2030 Convertible Notes
On December 3, 2024, the Company issued $165.0 million aggregate principal amount of 5.500% Convertible Senior Notes due 2030 (the “2030 Notes”). The 2030 Notes bear interest at a rate of 5.500% per annum, payable semi-annually in arrears on March 15 and September 15 of each year, beginning on March 15, 2025. The 2030 Notes will mature on March 15, 2030, unless earlier converted, redeemed or repurchased. The initial conversion rate is 43.6814 shares of common stock per $1,000 principal amount of 2030 Notes, which represent the initial conversion price of $22.89 per share. The 2030 Notes are convertible at the option of the holders at any time on or after December 15, 2029, until the close of business on the second scheduled trading day immediately preceding the maturity date. Upon conversion, the Company will satisfy its conversion obligations by paying and/or delivering, as the case may be, cash, shares of its common stock or a combination of cash and shares of its common stock, at its election. Beginning March 20, 2028, if the Company’s stock price has been at least 130% of the conversion price for a specified period of time, the 2030 Notes may be called at the option of the issuer. After the first quarter of 2025, if the Company’s stock price has been at least 130% of the conversion price for 20 of 30 trading days ending on and including the last trading day of the immediately preceding quarter, the 2030 Notes may be redeemed at the option of the holder. During the fiscal quarter ended September 27, 2025, our stock price met the price trigger defined above, and therefore, holders of our 2030 Notes may convert their notes at their option at any time during the fiscal quarter ended December 31, 2025.
2031 Convertible Notes
On September 15, 2025, the Company issued $225.0 million aggregate principal amount of Convertible Senior Notes due 2031 (the “2031 Notes”) for net proceeds of $216.7 million. The Company used part of the net proceeds to repurchase a portion of the 2030 Notes and the remainder to enter into the capped call transactions, as further described below. The 2031 Notes do not bear any interest and will mature on January 15, 2031, unless earlier converted, redeemed or repurchased. The initial conversion rate is 18.2243 shares of common stock per $1,000 principal amount of Convertible Notes, which represents the initial conversion price of $54.87 per share. The 2031 Notes are convertible at the option of the holders at any time on or after October 15, 2030, until the close of business on the second scheduled trading day immediately preceding the maturity date. Upon conversion, the Company will satisfy its conversion obligations by paying cash up to the aggregate principal amount of the 2031 Notes to be converted and paying and/or delivering, as the case may be, cash, shares of its common stock or a
combination of cash and shares of its common stock, at its election, in respect of the remainder, if any, of its conversion obligation in excess of the aggregate principal amount of the Notes being converted. Beginning January 22, 2029, if the Company’s stock price has been at least 130% of the conversion price for a specified period of time, the 2031 Notes may be called at the option of the issuer. After the fourth quarter of 2025, if the Company’s stock price has been at least 130% of the conversion price for 5 of the first 20 trading days of such fiscal quarter, the 2031 Notes may be redeemed at the option of the holder during the 30-trading day period beginning on, and including, the 21st trading day of such quarter.
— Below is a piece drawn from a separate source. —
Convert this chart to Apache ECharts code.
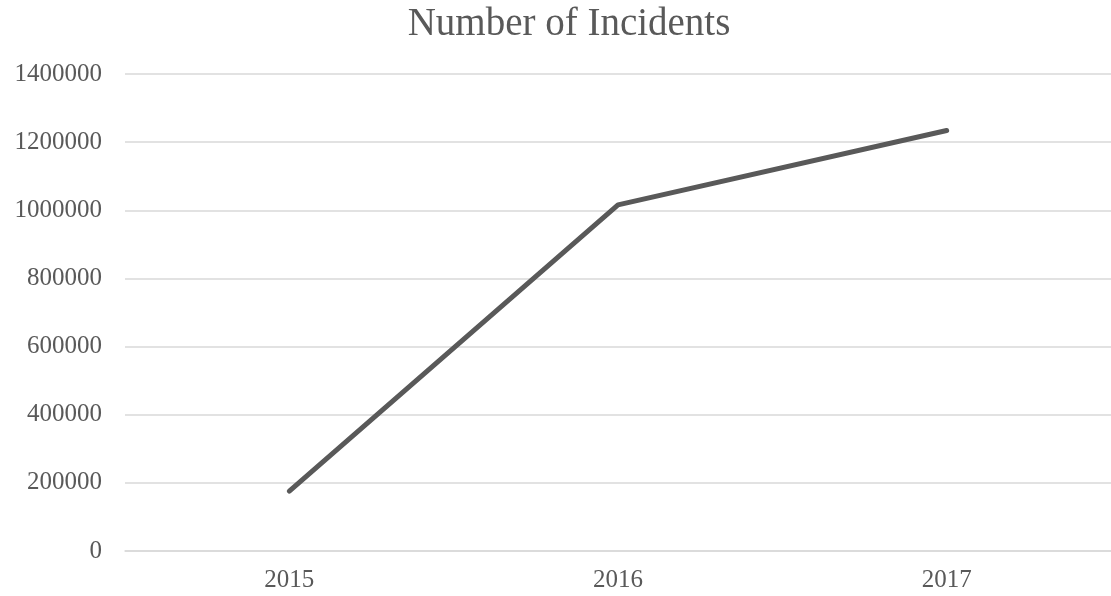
<!DOCTYPE html>
<html>
<head>
<meta charset="utf-8">
<script src="https://cdn.jsdelivr.net/npm/echarts@6/dist/echarts.min.js"></script>
<style>
  html, body { margin: 0; padding: 0; background: #fff; }
  #chart { width: 1111px; height: 596px; }
</style>
</head>
<body>
<div id="chart"></div>
<script>
const years = ['2015', '2016', '2017']
const incidents = [176000, 1016000, 1234000]

const textColor = '#595959'
const font = '"Liberation Serif", serif'

const chart = echarts.init(document.getElementById('chart'))
chart.setOption({
  animation: false,
  title: {
    text: 'Number of Incidents',
    left: 569,
    textAlign: 'center',
    top: 5,
    padding: 0,
    textStyle: { fontFamily: font, fontSize: 39, fontWeight: 'normal', color: textColor }
  },
  grid: { left: 125, width: 987, top: 74, bottom: 45, containLabel: false },
  xAxis: {
    type: 'category',
    data: years,
    boundaryGap: true,
    axisLine: { lineStyle: { color: '#d9d9d9', width: 1.5 } },
    axisTick: { show: false },
    axisLabel: { fontFamily: font, fontSize: 25, color: textColor, margin: 17 }
  },
  yAxis: {
    type: 'value',
    min: 0,
    max: 1400000,
    interval: 200000,
    axisLine: { show: false },
    axisTick: { show: false },
    splitLine: { lineStyle: { color: '#d9d9d9', width: 1.5 } },
    axisLabel: {
      fontFamily: font, fontSize: 25, color: textColor, margin: 23,
      formatter: v => String(v)
    }
  },
  series: [{
    type: 'line',
    data: incidents,
    symbol: 'none',
    lineStyle: { color: '#595959', width: 5, cap: 'round', join: 'round' }
  }]
})
</script>
</body>
</html>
Partial Repurchase of 2030 Notes
The Company used approximately $189.8 million of the net proceeds from the issuance of the 2031 Notes, together with approximately $85.0 million of borrowings under its ABL Revolving Credit Facility and approximately $11.0 million of cash on hand, to repurchase approximately $132.0 million in aggregate principal amount of outstanding 2030 Notes pursuant to privately negotiated exchange agreements entered into with certain holders of the 2030 Notes. The total cash paid in connection with this repurchase was approximately $285.8 million. The repurchase was accounted for in accordance with ASU 2024-04, Debt – Debt with Conversion and Other Options (Subtopic 470-20) and resulted in the recognition of an inducement charge of $32.6 million within Loss on Settlement of Debt in the Consolidated Statements of Operations. The Company also recorded a reduction to unamortized debt issuance costs of $4.3 million and a reduction to equity of $125.5 million.
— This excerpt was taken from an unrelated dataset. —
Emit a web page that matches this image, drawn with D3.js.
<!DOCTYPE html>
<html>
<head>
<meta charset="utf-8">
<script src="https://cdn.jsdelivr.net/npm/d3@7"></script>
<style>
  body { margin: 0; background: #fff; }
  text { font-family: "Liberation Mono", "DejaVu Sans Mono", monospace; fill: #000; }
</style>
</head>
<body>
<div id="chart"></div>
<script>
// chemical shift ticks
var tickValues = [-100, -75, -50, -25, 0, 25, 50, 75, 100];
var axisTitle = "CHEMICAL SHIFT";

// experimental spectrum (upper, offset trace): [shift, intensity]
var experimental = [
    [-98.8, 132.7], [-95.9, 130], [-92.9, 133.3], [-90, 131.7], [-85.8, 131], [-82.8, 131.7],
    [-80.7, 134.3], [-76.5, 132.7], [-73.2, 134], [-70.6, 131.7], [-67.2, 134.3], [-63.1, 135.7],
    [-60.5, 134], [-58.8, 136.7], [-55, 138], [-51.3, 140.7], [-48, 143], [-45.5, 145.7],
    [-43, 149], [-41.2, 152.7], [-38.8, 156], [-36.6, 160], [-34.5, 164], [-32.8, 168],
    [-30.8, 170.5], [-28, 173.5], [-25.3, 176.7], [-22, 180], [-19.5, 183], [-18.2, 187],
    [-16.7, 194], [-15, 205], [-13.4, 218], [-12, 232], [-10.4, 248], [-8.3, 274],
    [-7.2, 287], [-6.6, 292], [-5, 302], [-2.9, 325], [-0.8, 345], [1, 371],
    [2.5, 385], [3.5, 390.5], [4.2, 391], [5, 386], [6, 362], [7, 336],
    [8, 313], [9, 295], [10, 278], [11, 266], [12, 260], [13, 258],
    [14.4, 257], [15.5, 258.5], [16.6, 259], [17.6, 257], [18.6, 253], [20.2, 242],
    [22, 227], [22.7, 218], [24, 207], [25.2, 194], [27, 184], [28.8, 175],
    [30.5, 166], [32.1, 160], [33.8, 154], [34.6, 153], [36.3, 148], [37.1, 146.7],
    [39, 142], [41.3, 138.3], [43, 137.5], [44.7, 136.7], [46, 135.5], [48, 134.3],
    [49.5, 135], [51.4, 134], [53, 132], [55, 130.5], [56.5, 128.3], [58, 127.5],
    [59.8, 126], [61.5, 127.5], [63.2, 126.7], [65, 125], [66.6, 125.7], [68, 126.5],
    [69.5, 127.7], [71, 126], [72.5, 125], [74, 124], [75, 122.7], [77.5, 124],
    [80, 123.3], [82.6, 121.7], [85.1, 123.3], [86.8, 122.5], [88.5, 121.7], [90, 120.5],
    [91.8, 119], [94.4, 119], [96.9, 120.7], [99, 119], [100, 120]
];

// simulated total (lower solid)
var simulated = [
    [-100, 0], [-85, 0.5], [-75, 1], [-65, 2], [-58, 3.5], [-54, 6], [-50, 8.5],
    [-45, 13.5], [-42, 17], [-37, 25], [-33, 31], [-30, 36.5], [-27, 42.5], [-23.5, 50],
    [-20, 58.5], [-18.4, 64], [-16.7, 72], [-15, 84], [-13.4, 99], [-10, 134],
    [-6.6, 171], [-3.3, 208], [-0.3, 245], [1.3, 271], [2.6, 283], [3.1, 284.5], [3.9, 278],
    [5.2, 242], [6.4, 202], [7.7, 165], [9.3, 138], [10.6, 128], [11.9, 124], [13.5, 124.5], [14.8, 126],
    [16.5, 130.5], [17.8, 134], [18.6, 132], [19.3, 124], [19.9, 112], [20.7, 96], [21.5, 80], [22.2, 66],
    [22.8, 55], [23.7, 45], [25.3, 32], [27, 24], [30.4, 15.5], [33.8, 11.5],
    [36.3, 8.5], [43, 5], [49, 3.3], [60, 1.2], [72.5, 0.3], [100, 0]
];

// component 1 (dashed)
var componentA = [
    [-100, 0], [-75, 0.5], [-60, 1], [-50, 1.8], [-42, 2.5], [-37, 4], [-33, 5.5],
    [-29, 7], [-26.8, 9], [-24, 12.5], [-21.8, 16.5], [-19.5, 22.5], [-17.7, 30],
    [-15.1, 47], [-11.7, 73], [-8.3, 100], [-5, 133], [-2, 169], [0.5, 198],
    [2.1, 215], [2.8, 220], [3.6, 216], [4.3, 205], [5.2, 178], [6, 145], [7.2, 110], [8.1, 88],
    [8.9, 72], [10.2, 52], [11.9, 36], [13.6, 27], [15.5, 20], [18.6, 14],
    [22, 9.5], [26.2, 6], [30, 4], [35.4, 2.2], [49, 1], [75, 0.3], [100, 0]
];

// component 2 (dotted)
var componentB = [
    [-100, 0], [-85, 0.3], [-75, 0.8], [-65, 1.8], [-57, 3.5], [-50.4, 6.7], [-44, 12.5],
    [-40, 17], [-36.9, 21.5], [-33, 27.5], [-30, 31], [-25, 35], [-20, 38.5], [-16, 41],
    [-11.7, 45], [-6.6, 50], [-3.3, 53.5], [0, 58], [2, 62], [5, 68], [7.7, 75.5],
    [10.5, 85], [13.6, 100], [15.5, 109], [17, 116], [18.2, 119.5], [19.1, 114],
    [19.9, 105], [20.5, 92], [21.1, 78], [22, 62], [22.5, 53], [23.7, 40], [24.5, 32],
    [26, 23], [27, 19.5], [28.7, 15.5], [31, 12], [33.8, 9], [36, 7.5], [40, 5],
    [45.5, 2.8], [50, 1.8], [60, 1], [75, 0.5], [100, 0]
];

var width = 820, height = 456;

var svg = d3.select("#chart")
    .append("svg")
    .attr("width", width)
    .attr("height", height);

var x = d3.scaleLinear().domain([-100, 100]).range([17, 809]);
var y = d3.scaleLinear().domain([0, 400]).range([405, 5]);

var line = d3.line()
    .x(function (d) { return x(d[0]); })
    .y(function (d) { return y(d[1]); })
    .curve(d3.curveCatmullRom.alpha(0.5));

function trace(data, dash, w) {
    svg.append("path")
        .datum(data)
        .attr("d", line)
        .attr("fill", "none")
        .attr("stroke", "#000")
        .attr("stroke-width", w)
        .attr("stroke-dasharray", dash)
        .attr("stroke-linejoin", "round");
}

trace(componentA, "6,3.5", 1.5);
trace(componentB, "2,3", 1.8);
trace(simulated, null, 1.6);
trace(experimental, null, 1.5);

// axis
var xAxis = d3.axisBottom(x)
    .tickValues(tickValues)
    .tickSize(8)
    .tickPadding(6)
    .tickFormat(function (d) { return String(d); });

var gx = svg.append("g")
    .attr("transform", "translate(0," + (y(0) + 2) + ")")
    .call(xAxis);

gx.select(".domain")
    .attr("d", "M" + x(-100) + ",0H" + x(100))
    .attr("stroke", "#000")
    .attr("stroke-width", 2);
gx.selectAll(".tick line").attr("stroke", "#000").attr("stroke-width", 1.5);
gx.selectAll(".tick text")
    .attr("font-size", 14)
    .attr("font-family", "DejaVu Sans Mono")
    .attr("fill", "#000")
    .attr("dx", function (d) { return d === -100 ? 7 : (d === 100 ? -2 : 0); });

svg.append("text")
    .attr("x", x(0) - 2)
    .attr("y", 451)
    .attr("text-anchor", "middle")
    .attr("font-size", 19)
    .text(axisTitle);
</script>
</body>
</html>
Interest expense was $2.9 million and $6.2 million for the three months ended and $9.2 million and $17.8 million for the nine months ended September 27, 2025 and September 28, 2024, respectively.
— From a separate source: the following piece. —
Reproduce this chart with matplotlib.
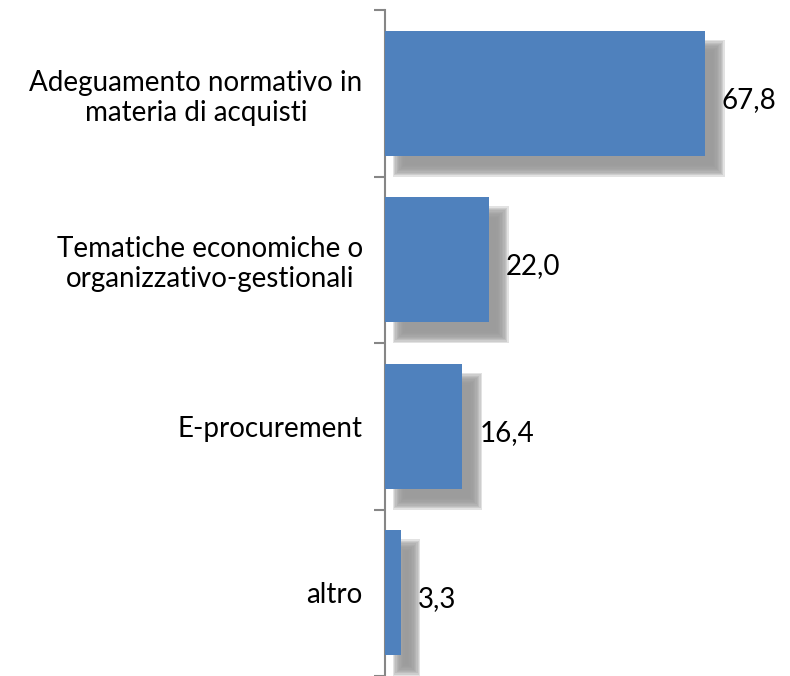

Debt issuance cost amortization expense was $0.6 million and $0.4 million for the three months ended and $1.8 million and $2.1 million for the nine months ended September 27, 2025 and September 28, 2024, respectively. All costs are amortized to interest expense over the term of the respective agreement. Unamortized deferred debt issuance costs associated with the ABL Revolving Credit Facility ($2.2 million and $3.0 million as of September 27, 2025 and December 31, 2024, respectively) are recorded within Other Assets. The following table presents the outstanding principal amount and carrying value of the Convertible Notes as of the dates indicated:
September 27, 2025 December 31, 2024
(In thousands) Principal Unamortized Debt Issuance Costs Carrying Value Principal Unamortized Debt Issuance Costs Carrying Value
2030 Notes
$ 33,000  $ (1,084) $ 31,916  $ 165,000  $ (6,331) $ 158,669 
2031 Notes
225,000  (7,897) 217,103  —  —  — 
Total
$ 258,000  $ (8,981) $ 249,019  $ 165,000  $ (6,331) $ 158,669 
The Company estimates the fair value of the convertible notes based on quoted prices for these instruments in active markets, classified as Level 1 measurements within the fair value hierarchy. The fair value of the 2031 Notes was approximately $233.9 million as of September 27, 2025. The fair value of the 2030 Notes was approximately $71.5 million and $176.9 million as of September 27, 2025 and December 31, 2024, respectively.
Capped Call Transactions
In connection with the issuance of the 2031 Notes, we entered into capped call transactions (the “Capped Calls”) with certain financial institutions. The Capped Calls are generally expected to reduce the potential dilution to the Company’s common stock upon any conversion of the 2031 Notes and/or offset any potential cash payments the Company is required to make in excess of the principal amount of converted 2031 Notes, as the case may be, with such reduction and/or offset subject to a cap. The cap price of the Capped Calls is initially approximately $83.41 per share of the Company’s common stock and is subject to certain adjustments under the terms of the capped call transactions. The Capped Calls expire January 15, 2031.
We used approximately $26.9 million of the net proceeds from the 2031 Notes to purchase the Capped Calls. These instruments are classified as equity and recorded as a reduction of additional paid-in capital in the Condensed Consolidated Statements of Changes in Stockholders’ Equity.